According to the Centers for Disease Control and Prevention (CDC), chlamydia1 and gonorrhea2 are the most commonly documented sexually transmitted diseases (STDs) in the U.S., with chlamydia taking the top spot. Both diseases can appear in sexually active men and women, and display similar symptoms as well, so it's no surprise that people are often confused whether they have gonorrhea or chlamydia.
Both Chlamydia and Gonorrhea Are Caused by Bacteria
Chlamydia and gonorrhea exhibit similar symptoms because both are caused by bacteria, albeit by different strains. The former is caused by the Chlamydia trachomatis strain, and the latter is caused by the Neisseria gonorrhoeae strain. Both strains infect the mucous membranes of your organs, which in this case most often happens to be the sex organs. There are instances where they can manifest in other places as well, such as the rectum and eyes.3,4
One clear indicator of gonorrhea and/or chlamydia in men and women is the presence of a discharge in their sex organs. A burning feeling while urinating and pain in the testicles (for men) and abdominal region (for women) may also develop. Conventional gonorrhea and chlamydia treatment methods typically involve antibiotics.
However, these aren't highly recommended because the bacteria are slowly becoming resistant to the medication.5 As an alternative, you can try an assortment of home remedies known for their powerful antimicrobial properties to help eliminate the bacteria. Prevention methods for both diseases are similar. These include practicing safe sex, such as using condoms to help prevent the spread of bacteria. Staying in a monogamous relationship can help reduce your risk of chlamydia and gonorrhea as well.6
Complications Caused by Chlamydia and Gonorrhea
If left untreated, both chlamydia and gonorrhea can seriously affect your ability to bear children. Untreated gonorrhea and chlamydia can cause a man's testicles to become inflamed, leading to a condition called epididymitis. This may affect your ability to produce healthy sperm.

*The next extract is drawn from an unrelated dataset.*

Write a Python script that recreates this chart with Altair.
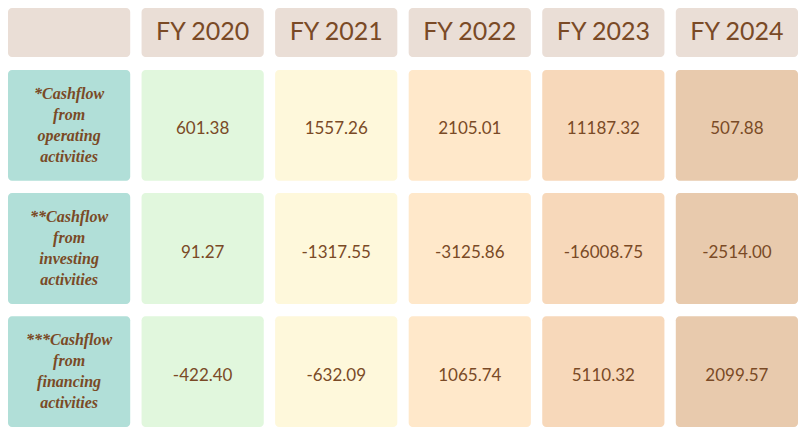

Similarly, women can develop pelvic inflammatory disease (PID), which can damage your fallopian tubes, ovaries and womb. As a result, you may find it difficult to become pregnant and experience chronic abdominal pain. If you do happen to become pregnant, there's a risk it may be an ectopic pregnancy.7
In addition, untreated chlamydia increases a pregnant woman's risk of having a premature birth, miscarriage or stillbirth depending on the circumstances. If you were able to complete the pregnancy cycle and give birth on the expected due date, there's a chance the infant may have a low birth weight.8
Furthermore, infants may be at risk for neonatal conjunctivitis (pink eye). As the baby passes through the birth canal, some of the chlamydial or gonorrheal bacteria may transfer to the eyes, causing them to become inflamed and creating a discharge similar to genital chlamydia or gonorrhea.
What Should You Do When You Spot Symptoms of Chlamydia and Gonorrhea?
When you spot symptoms such as vaginal or penile discharge, don't hesitate to visit your doctor right away. The only clear way you can tell whether you have chlamydia or gonorrhea is through an STD test. Your doctor will be able to isolate what strain of microbes is responsible for your symptoms, which can help dictate the course of your treatment.